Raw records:
■ ■ ■ ■ ■ ■ ■

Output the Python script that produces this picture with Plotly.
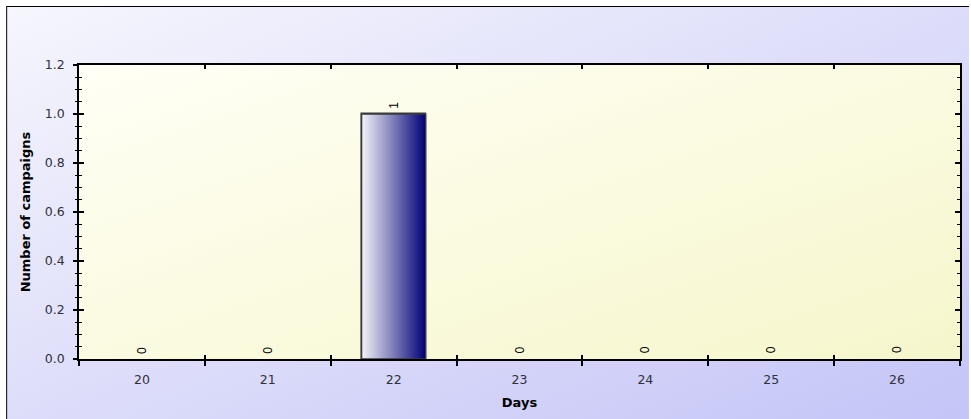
import base64
import plotly.graph_objects as go

# Campaigns started per day
days = [20, 21, 22, 23, 24, 25, 26]
campaigns = [0, 0, 1, 0, 0, 0, 0]
y_ticks = [0.0, 0.2, 0.4, 0.6, 0.8, 1.0, 1.2]

W, H = 971, 419
L, R, T, B = 79, 9, 65, 60
PW, PH = W - L - R, H - T - B
BAR_W = 0.51

FONT = "DejaVu Sans, Verdana, sans-serif"
LABEL_FONT = "Liberation Sans, Arial, sans-serif"
TXT = "#30303c"


def svg_uri(svg):
    return "data:image/svg+xml;base64," + base64.b64encode(svg.encode()).decode()


# Canvas: white edge, black frame, diagonal lavender gradient
canvas_svg = f"""<svg xmlns='http://www.w3.org/2000/svg' width='{W}' height='{H}'>
<defs><linearGradient id='g' x1='0' y1='0' x2='1' y2='1'>
<stop offset='0' stop-color='#f6f6fd'/><stop offset='1' stop-color='#c3c3f7'/>
</linearGradient></defs>
<rect width='{W}' height='{H}' fill='white'/>
<rect x='6.5' y='6.5' width='{W + 10}' height='{H + 10}' fill='url(#g)' stroke='black' stroke-width='1'/>
</svg>"""

# Plot area: pale yellow diagonal gradient
plot_svg = """<svg xmlns='http://www.w3.org/2000/svg' width='100' height='100' preserveAspectRatio='none'>
<defs><linearGradient id='p' x1='0' y1='0' x2='1' y2='1'>
<stop offset='0' stop-color='#fffff6'/><stop offset='1' stop-color='#f6f6cc'/>
</linearGradient></defs>
<rect width='100' height='100' fill='url(#p)'/>
</svg>"""

fig = go.Figure()

# Bar outlines (transparent fill); empty days get no outline
fig.add_trace(go.Bar(
    x=days, y=campaigns, width=BAR_W,
    marker=dict(color="rgba(0,0,0,0)",
                line=dict(color="#3a3a3a", width=[1.5 if v else 0 for v in campaigns])),
    hoverinfo="x+y", showlegend=False,
))

# Gradient fill for each non-zero bar, built from its value
for d, v in zip(days, campaigns):
    if v <= 0:
        continue
    x0, x1 = d - BAR_W / 2, d + BAR_W / 2
    fig.add_trace(go.Scatter(
        x=[x0, x1, x1, x0, x0], y=[0, 0, v, v, 0],
        mode="lines", fill="toself",
        fillgradient=dict(type="horizontal",
                          colorscale=[[0, "#f4f4fa"], [0.5, "#7c7cb8"], [1, "#000078"]]),
        line=dict(color="#3a3a3a", width=1.5),
        hoverinfo="skip", showlegend=False,
    ))

# Value labels, rotated, sitting just above each bar
for d, v in zip(days, campaigns):
    fig.add_annotation(
        x=d, y=v, xref="x", yref="y", text=str(v), showarrow=False,
        textangle=-90, yanchor="middle", xanchor="center", yshift=9,
        font=dict(family=LABEL_FONT, size=12, color="black"),
    )

# Invisible helpers so the overlay axes are drawn
fig.add_trace(go.Scatter(x=days, y=campaigns, xaxis="x2", yaxis="y2",
                         mode="markers", marker=dict(opacity=0), hoverinfo="skip",
                         showlegend=False))
fig.add_trace(go.Scatter(x=days, y=campaigns, xaxis="x3", yaxis="y2",
                         mode="markers", marker=dict(opacity=0), hoverinfo="skip",
                         showlegend=False))

xr = [days[0] - 0.5, days[-1] + 0.5]
bounds = [d - 0.5 for d in days] + [days[-1] + 0.5]
yr = [y_ticks[0], y_ticks[-1]]

fig.update_layout(
    width=W, height=H,
    margin=dict(l=L, r=R, t=T, b=B),
    paper_bgcolor="white",
    plot_bgcolor="rgba(0,0,0,0)",
    font=dict(family=FONT, size=12.5, color=TXT),
    bargap=0,
    images=[
        dict(source=svg_uri(canvas_svg), xref="paper", yref="paper",
             x=-L / PW, y=1 + T / PH, sizex=W / PW, sizey=H / PH,
             xanchor="left", yanchor="top", sizing="stretch", layer="below"),
        dict(source=svg_uri(plot_svg), xref="paper", yref="paper",
             x=0, y=1, sizex=1, sizey=1,
             xanchor="left", yanchor="top", sizing="stretch", layer="below"),
    ],
    xaxis=dict(
        range=xr, tickvals=days, ticktext=[str(d) for d in days],
        ticks="", showgrid=False, zeroline=False,
        showline=True, linecolor="black", linewidth=1.5, mirror=True,
        ticklabelstandoff=8,
        title=dict(text="<b>Days</b>", standoff=12,
                   font=dict(family=FONT, size=13, color="black")),
    ),
    xaxis2=dict(
        overlaying="x", range=xr, tickvals=bounds, showticklabels=False,
        ticks="inside", ticklen=4, tickwidth=1.5, tickcolor="black",
        mirror="ticks", showline=False, showgrid=False, zeroline=False,
    ),
    xaxis3=dict(
        overlaying="x", range=xr, tickvals=bounds, showticklabels=False,
        ticks="outside", ticklen=6, tickwidth=1.5, tickcolor="black",
        showline=False, showgrid=False, zeroline=False,
    ),
    yaxis=dict(
        range=yr, tickvals=y_ticks, tickformat=".1f",
        ticks="outside", ticklen=4, tickwidth=1.5, tickcolor="black",
        minor=dict(dtick=0.05, ticks="outside", ticklen=2, tickwidth=1, tickcolor="black"),
        showgrid=False, zeroline=False,
        showline=True, linecolor="black", linewidth=1.5, mirror=True,
        ticklabelstandoff=6,
        title=dict(text="<b>Number of campaigns</b>", standoff=11,
                   font=dict(family=FONT, size=13, color="black")),
    ),
    yaxis2=dict(
        overlaying="y", range=yr, tickvals=y_ticks, showticklabels=False,
        ticks="inside", ticklen=5, tickwidth=1.5, tickcolor="black",
        minor=dict(dtick=0.05, ticks="inside", ticklen=3, tickwidth=1, tickcolor="black"),
        mirror="ticks", showline=False, showgrid=False, zeroline=False,
    ),
)

fig.write_html("out.html")
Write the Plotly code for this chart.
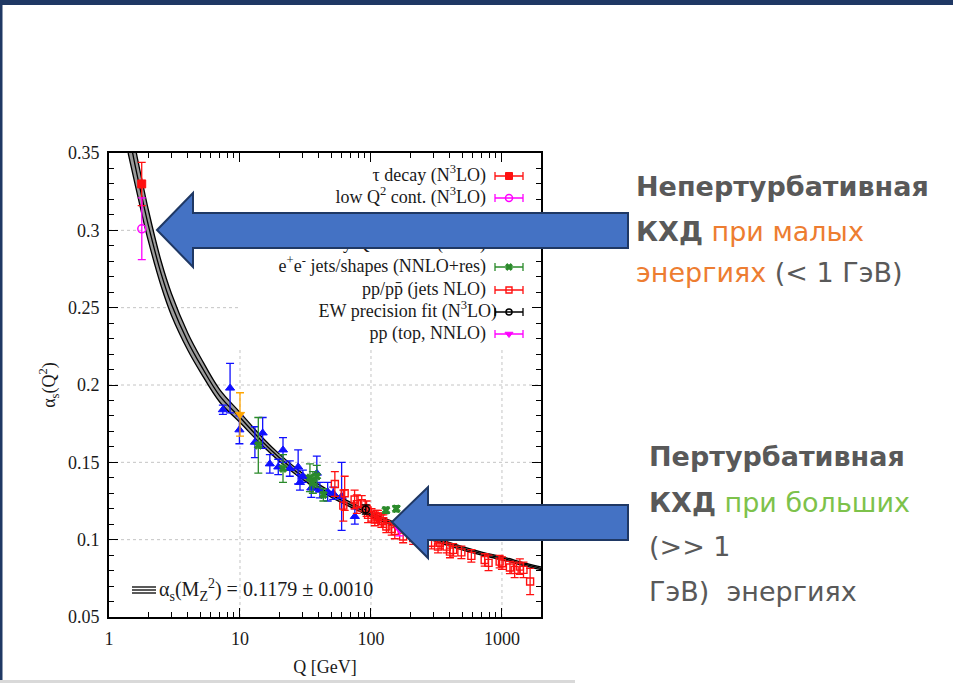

■ ■ ■ ■ ■ ■ ■

#### [What is expected]
Transcribe the material exactly, keeping every word and none of the pictures.

#### [Worked answer]
Output the Python script that produces this picture with Plotly.
import base64
import plotly.graph_objects as go

# Campaigns started per day
days = [20, 21, 22, 23, 24, 25, 26]
campaigns = [0, 0, 1, 0, 0, 0, 0]
y_ticks = [0.0, 0.2, 0.4, 0.6, 0.8, 1.0, 1.2]

W, H = 971, 419
L, R, T, B = 79, 9, 65, 60
PW, PH = W - L - R, H - T - B
BAR_W = 0.51

FONT = "DejaVu Sans, Verdana, sans-serif"
LABEL_FONT = "Liberation Sans, Arial, sans-serif"
TXT = "#30303c"


def svg_uri(svg):
    return "data:image/svg+xml;base64," + base64.b64encode(svg.encode()).decode()


# Canvas: white edge, black frame, diagonal lavender gradient
canvas_svg = f"""<svg xmlns='http://www.w3.org/2000/svg' width='{W}' height='{H}'>
<defs><linearGradient id='g' x1='0' y1='0' x2='1' y2='1'>
<stop offset='0' stop-color='#f6f6fd'/><stop offset='1' stop-color='#c3c3f7'/>
</linearGradient></defs>
<rect width='{W}' height='{H}' fill='white'/>
<rect x='6.5' y='6.5' width='{W + 10}' height='{H + 10}' fill='url(#g)' stroke='black' stroke-width='1'/>
</svg>"""

# Plot area: pale yellow diagonal gradient
plot_svg = """<svg xmlns='http://www.w3.org/2000/svg' width='100' height='100' preserveAspectRatio='none'>
<defs><linearGradient id='p' x1='0' y1='0' x2='1' y2='1'>
<stop offset='0' stop-color='#fffff6'/><stop offset='1' stop-color='#f6f6cc'/>
</linearGradient></defs>
<rect width='100' height='100' fill='url(#p)'/>
</svg>"""

fig = go.Figure()

# Bar outlines (transparent fill); empty days get no outline
fig.add_trace(go.Bar(
    x=days, y=campaigns, width=BAR_W,
    marker=dict(color="rgba(0,0,0,0)",
                line=dict(color="#3a3a3a", width=[1.5 if v else 0 for v in campaigns])),
    hoverinfo="x+y", showlegend=False,
))

# Gradient fill for each non-zero bar, built from its value
for d, v in zip(days, campaigns):
    if v <= 0:
        continue
    x0, x1 = d - BAR_W / 2, d + BAR_W / 2
    fig.add_trace(go.Scatter(
        x=[x0, x1, x1, x0, x0], y=[0, 0, v, v, 0],
        mode="lines", fill="toself",
        fillgradient=dict(type="horizontal",
                          colorscale=[[0, "#f4f4fa"], [0.5, "#7c7cb8"], [1, "#000078"]]),
        line=dict(color="#3a3a3a", width=1.5),
        hoverinfo="skip", showlegend=False,
    ))

# Value labels, rotated, sitting just above each bar
for d, v in zip(days, campaigns):
    fig.add_annotation(
        x=d, y=v, xref="x", yref="y", text=str(v), showarrow=False,
        textangle=-90, yanchor="middle", xanchor="center", yshift=9,
        font=dict(family=LABEL_FONT, size=12, color="black"),
    )

# Invisible helpers so the overlay axes are drawn
fig.add_trace(go.Scatter(x=days, y=campaigns, xaxis="x2", yaxis="y2",
                         mode="markers", marker=dict(opacity=0), hoverinfo="skip",
                         showlegend=False))
fig.add_trace(go.Scatter(x=days, y=campaigns, xaxis="x3", yaxis="y2",
                         mode="markers", marker=dict(opacity=0), hoverinfo="skip",
                         showlegend=False))

xr = [days[0] - 0.5, days[-1] + 0.5]
bounds = [d - 0.5 for d in days] + [days[-1] + 0.5]
yr = [y_ticks[0], y_ticks[-1]]

fig.update_layout(
    width=W, height=H,
    margin=dict(l=L, r=R, t=T, b=B),
    paper_bgcolor="white",
    plot_bgcolor="rgba(0,0,0,0)",
    font=dict(family=FONT, size=12.5, color=TXT),
    bargap=0,
    images=[
        dict(source=svg_uri(canvas_svg), xref="paper", yref="paper",
             x=-L / PW, y=1 + T / PH, sizex=W / PW, sizey=H / PH,
             xanchor="left", yanchor="top", sizing="stretch", layer="below"),
        dict(source=svg_uri(plot_svg), xref="paper", yref="paper",
             x=0, y=1, sizex=1, sizey=1,
             xanchor="left", yanchor="top", sizing="stretch", layer="below"),
    ],
    xaxis=dict(
        range=xr, tickvals=days, ticktext=[str(d) for d in days],
        ticks="", showgrid=False, zeroline=False,
        showline=True, linecolor="black", linewidth=1.5, mirror=True,
        ticklabelstandoff=8,
        title=dict(text="<b>Days</b>", standoff=12,
                   font=dict(family=FONT, size=13, color="black")),
    ),
    xaxis2=dict(
        overlaying="x", range=xr, tickvals=bounds, showticklabels=False,
        ticks="inside", ticklen=4, tickwidth=1.5, tickcolor="black",
        mirror="ticks", showline=False, showgrid=False, zeroline=False,
    ),
    xaxis3=dict(
        overlaying="x", range=xr, tickvals=bounds, showticklabels=False,
        ticks="outside", ticklen=6, tickwidth=1.5, tickcolor="black",
        showline=False, showgrid=False, zeroline=False,
    ),
    yaxis=dict(
        range=yr, tickvals=y_ticks, tickformat=".1f",
        ticks="outside", ticklen=4, tickwidth=1.5, tickcolor="black",
        minor=dict(dtick=0.05, ticks="outside", ticklen=2, tickwidth=1, tickcolor="black"),
        showgrid=False, zeroline=False,
        showline=True, linecolor="black", linewidth=1.5, mirror=True,
        ticklabelstandoff=6,
        title=dict(text="<b>Number of campaigns</b>", standoff=11,
                   font=dict(family=FONT, size=13, color="black")),
    ),
    yaxis2=dict(
        overlaying="y", range=yr, tickvals=y_ticks, showticklabels=False,
        ticks="inside", ticklen=5, tickwidth=1.5, tickcolor="black",
        minor=dict(dtick=0.05, ticks="inside", ticklen=3, tickwidth=1, tickcolor="black"),
        mirror="ticks", showline=False, showgrid=False, zeroline=False,
    ),
)

fig.write_html("out.html")
Write the Plotly code for this chart.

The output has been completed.